Quote:
Originally Posted by
gwsat 
The recap and analysis of this week's The Walking Dead episode was put on the
Grantland site yesterday. Its central thesis is just what we have been talking about lately: the "plot" is so silly it defies rational thought but the show is so exciting and so much fun, why worry about it? Andy Greenwald wrote all the earlier Walking Dead recaps but decided he could no longer stand the show's silliness and has now bowed out. The guy who took over, David Jacoby, did a great job in relief, though. Here is the money quote from Jacoby's piece
All I can add to that is, Amen, brother!

The problem is, that's not what we were sold on with the show. For almost the first two seasons, there was a lot of realism/grittiness to the show. In fact, that's how I ended up getting a lot of people interested. "This is not just some action horror flick, this is what it would really be like to be in this scenario. Real situations, real motivations, real outcomes".
It's not that any more.
I love mindless action. I've defended the Transformers movies countless times on avsforum because mindless action was all it was ever supposed to be and its good at that. The Walking Dead was more than that, though.

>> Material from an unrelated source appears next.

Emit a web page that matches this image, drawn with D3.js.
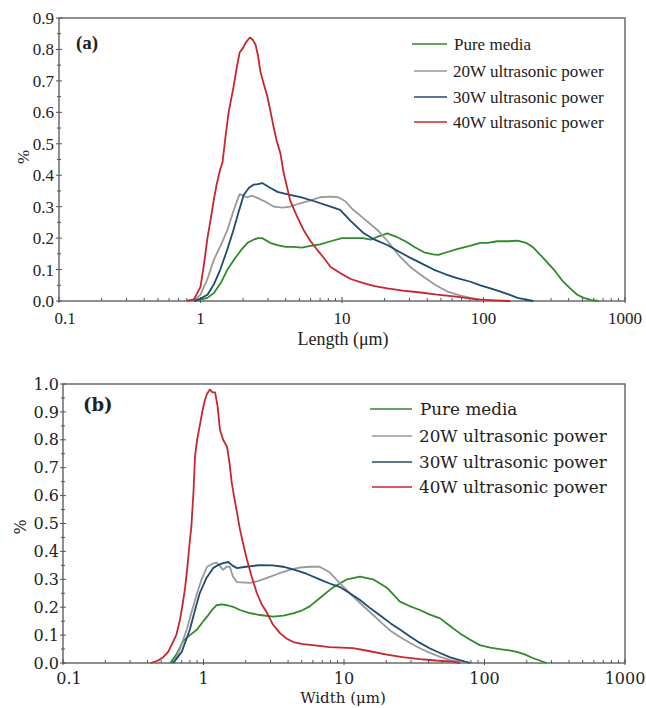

I'm just glad Mazzarra is gone. It seems most people were disappointed with that, but this nonsense really went to a new level when he took over. Prior to that they did a pretty good job of making the accuracy realistic. The barn scene in the middle of S2 was a good example of that. All they needed to do in that scene was slay a bunch of zombies, but they didn't just show 35 consecutive headshots even though everyone was standing 10 feet away in a shooting stance, they showed a good mix of body shots and bullets hitting the barn in the background. Now, when they need stuff dead it's just 50 straight ridiculous headshots and when they need people not dead it's 500 straight missed shots.
The show runners needed a national guard squad dead, so the Governor's team could take them out like an elite team of Navy Seals. But then they needed Rick's squad not dead, so that same Governor's team can't hit the broad side of a barn.
The show runners need a bunch of zombies dead so Rick's team can hit pistol headshots from 50 yards away. But we need the governor's team not dead so now those same people can't hit a body shot with an assault rifle at mid range (even Rick missed a wide open and distracted Ramirez before Ramirez ever saw him in this episode).
I do enjoy reading the contradictory excuses people come up with, though. Like saying that it's much harder to hit something when you're moving when in the S2 finale Glenn was riding around popping off pistol headshots in a car moving 30mph.
It's action cheese. They're not even trying to disguise it. All this talk about "I think they're just trying to show that xxxxx weren't prepared for..." is bunk. It's just action cheese to get the outcome they need, which is 100% fine in an action movie. But TWD captivated most of us on its semi-realistic drama and not on Rambo going into bullet-time and taking out a bunch of horrific shooting storm troopers.